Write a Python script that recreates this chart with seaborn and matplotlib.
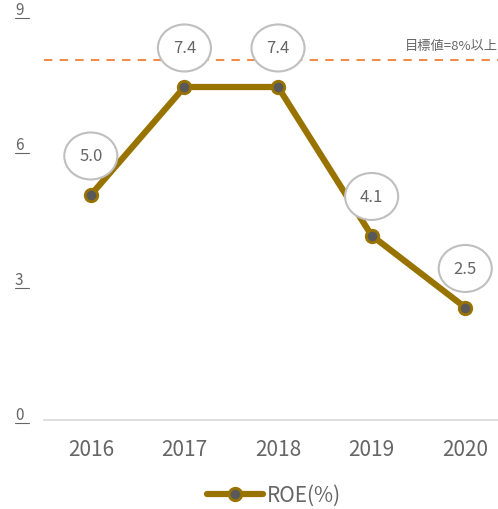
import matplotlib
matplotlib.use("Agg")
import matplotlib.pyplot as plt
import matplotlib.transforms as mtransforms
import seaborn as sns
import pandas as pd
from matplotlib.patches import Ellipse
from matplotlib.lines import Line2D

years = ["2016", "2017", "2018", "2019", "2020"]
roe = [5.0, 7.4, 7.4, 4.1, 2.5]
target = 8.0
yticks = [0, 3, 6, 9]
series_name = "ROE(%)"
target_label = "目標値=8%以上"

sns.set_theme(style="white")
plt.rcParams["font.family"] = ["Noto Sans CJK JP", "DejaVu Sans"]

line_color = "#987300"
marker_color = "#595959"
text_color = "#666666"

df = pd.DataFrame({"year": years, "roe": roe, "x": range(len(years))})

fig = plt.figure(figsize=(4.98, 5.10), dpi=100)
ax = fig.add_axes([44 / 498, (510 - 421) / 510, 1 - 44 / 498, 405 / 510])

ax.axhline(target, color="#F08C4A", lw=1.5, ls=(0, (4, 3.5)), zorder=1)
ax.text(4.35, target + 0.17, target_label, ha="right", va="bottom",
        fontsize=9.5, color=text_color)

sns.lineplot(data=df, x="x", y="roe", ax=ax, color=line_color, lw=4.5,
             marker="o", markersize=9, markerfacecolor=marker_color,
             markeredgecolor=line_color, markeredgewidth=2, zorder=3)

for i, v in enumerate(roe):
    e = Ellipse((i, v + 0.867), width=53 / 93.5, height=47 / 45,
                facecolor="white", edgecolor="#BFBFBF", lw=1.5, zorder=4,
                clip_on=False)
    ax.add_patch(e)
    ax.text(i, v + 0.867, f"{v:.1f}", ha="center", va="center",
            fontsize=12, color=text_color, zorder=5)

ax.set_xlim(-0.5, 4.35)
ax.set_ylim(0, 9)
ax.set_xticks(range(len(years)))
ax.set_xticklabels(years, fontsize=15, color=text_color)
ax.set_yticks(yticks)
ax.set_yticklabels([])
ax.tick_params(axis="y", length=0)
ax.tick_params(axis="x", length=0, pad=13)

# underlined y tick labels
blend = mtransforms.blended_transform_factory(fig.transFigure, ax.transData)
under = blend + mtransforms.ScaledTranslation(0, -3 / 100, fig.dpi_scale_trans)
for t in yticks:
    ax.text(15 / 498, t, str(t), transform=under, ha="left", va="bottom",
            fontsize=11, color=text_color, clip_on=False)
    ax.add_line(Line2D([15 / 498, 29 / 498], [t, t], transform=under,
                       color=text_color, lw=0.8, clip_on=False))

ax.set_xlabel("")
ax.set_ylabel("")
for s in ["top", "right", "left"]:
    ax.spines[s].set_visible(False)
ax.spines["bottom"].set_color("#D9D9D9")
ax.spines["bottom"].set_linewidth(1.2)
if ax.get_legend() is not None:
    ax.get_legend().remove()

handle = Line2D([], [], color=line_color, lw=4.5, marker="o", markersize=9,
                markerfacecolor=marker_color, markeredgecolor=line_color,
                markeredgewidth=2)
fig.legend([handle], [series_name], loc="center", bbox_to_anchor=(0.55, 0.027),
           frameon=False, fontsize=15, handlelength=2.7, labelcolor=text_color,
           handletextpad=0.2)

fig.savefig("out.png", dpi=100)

....

* SHORT TASK
Transcribe the opening line of the listing above, please, and every line after it through the line with "markeredgecolor=line_color, markeredgewidth=2, zorder=3)", word for word, without pictures.

* SOLUTION FOR THIS EXERCISE
Write a Python script that recreates this chart with seaborn and matplotlib.
import matplotlib
matplotlib.use("Agg")
import matplotlib.pyplot as plt
import matplotlib.transforms as mtransforms
import seaborn as sns
import pandas as pd
from matplotlib.patches import Ellipse
from matplotlib.lines import Line2D

years = ["2016", "2017", "2018", "2019", "2020"]
roe = [5.0, 7.4, 7.4, 4.1, 2.5]
target = 8.0
yticks = [0, 3, 6, 9]
series_name = "ROE(%)"
target_label = "目標値=8%以上"

sns.set_theme(style="white")
plt.rcParams["font.family"] = ["Noto Sans CJK JP", "DejaVu Sans"]

line_color = "#987300"
marker_color = "#595959"
text_color = "#666666"

df = pd.DataFrame({"year": years, "roe": roe, "x": range(len(years))})

fig = plt.figure(figsize=(4.98, 5.10), dpi=100)
ax = fig.add_axes([44 / 498, (510 - 421) / 510, 1 - 44 / 498, 405 / 510])

ax.axhline(target, color="#F08C4A", lw=1.5, ls=(0, (4, 3.5)), zorder=1)
ax.text(4.35, target + 0.17, target_label, ha="right", va="bottom",
        fontsize=9.5, color=text_color)

sns.lineplot(data=df, x="x", y="roe", ax=ax, color=line_color, lw=4.5,
             marker="o", markersize=9, markerfacecolor=marker_color,
             markeredgecolor=line_color, markeredgewidth=2, zorder=3)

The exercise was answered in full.